*Goal of the exercise*: Retype only what runs from the first line of the listing to the line holding "const W = 1169, H = 683;", both included. Do not retype the pictures.

────────

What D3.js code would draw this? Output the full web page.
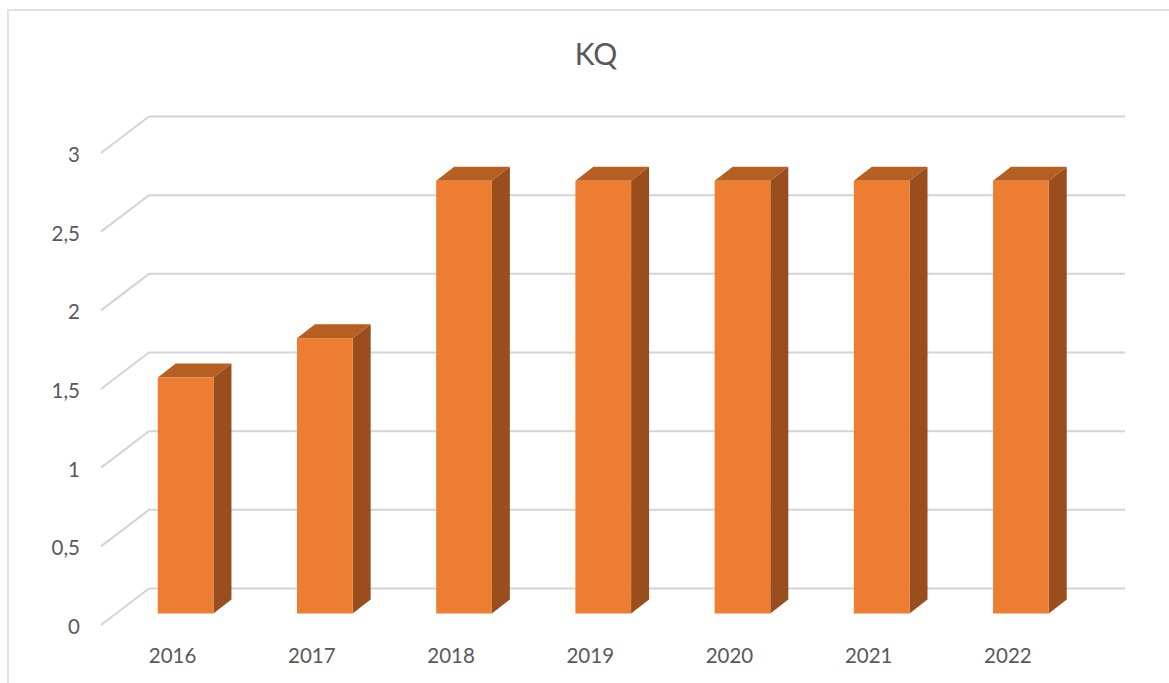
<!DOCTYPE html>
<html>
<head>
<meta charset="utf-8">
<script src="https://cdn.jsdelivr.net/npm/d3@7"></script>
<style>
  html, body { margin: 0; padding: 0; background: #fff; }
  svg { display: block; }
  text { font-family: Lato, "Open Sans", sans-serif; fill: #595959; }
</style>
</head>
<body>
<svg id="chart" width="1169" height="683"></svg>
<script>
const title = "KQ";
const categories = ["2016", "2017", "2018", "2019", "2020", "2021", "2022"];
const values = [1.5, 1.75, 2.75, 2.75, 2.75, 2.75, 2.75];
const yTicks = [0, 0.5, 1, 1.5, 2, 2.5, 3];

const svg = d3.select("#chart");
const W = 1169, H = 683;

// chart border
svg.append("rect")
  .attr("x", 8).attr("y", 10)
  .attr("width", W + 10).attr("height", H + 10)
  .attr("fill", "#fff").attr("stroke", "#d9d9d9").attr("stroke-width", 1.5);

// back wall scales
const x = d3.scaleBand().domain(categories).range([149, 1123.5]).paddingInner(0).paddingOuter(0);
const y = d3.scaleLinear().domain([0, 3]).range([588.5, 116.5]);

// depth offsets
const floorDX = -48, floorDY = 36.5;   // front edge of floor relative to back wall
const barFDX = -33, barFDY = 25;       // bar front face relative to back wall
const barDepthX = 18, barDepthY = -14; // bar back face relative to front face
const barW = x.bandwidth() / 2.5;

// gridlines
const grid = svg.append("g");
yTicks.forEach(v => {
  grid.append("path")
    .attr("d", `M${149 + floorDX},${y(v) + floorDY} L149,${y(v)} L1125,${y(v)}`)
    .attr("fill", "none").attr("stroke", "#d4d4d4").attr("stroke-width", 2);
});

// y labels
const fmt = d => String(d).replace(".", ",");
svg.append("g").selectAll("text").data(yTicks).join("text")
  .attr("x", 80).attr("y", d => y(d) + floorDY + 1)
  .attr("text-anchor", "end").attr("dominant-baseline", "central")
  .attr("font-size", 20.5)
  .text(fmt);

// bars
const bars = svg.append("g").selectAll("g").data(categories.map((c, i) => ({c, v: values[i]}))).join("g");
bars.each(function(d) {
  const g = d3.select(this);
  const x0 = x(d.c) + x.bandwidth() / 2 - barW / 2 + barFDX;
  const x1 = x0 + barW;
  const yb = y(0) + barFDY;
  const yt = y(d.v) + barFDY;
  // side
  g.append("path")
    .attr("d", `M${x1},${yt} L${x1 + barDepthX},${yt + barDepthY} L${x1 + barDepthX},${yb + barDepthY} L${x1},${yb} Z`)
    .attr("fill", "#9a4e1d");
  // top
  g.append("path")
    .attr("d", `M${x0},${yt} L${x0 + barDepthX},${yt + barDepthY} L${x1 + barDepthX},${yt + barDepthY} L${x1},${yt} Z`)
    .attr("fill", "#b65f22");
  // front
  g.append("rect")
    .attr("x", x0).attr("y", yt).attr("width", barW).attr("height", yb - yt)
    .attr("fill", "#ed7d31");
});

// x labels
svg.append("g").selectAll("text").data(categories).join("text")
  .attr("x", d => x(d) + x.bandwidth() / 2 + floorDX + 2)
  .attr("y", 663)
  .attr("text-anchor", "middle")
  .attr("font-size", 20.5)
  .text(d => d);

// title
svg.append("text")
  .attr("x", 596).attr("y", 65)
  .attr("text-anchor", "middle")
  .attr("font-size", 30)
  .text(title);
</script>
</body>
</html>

────────

*Result of this exercise*:
What D3.js code would draw this? Output the full web page.
<!DOCTYPE html>
<html>
<head>
<meta charset="utf-8">
<script src="https://cdn.jsdelivr.net/npm/d3@7"></script>
<style>
  html, body { margin: 0; padding: 0; background: #fff; }
  svg { display: block; }
  text { font-family: Lato, "Open Sans", sans-serif; fill: #595959; }
</style>
</head>
<body>
<svg id="chart" width="1169" height="683"></svg>
<script>
const title = "KQ";
const categories = ["2016", "2017", "2018", "2019", "2020", "2021", "2022"];
const values = [1.5, 1.75, 2.75, 2.75, 2.75, 2.75, 2.75];
const yTicks = [0, 0.5, 1, 1.5, 2, 2.5, 3];

const svg = d3.select("#chart");
const W = 1169, H = 683;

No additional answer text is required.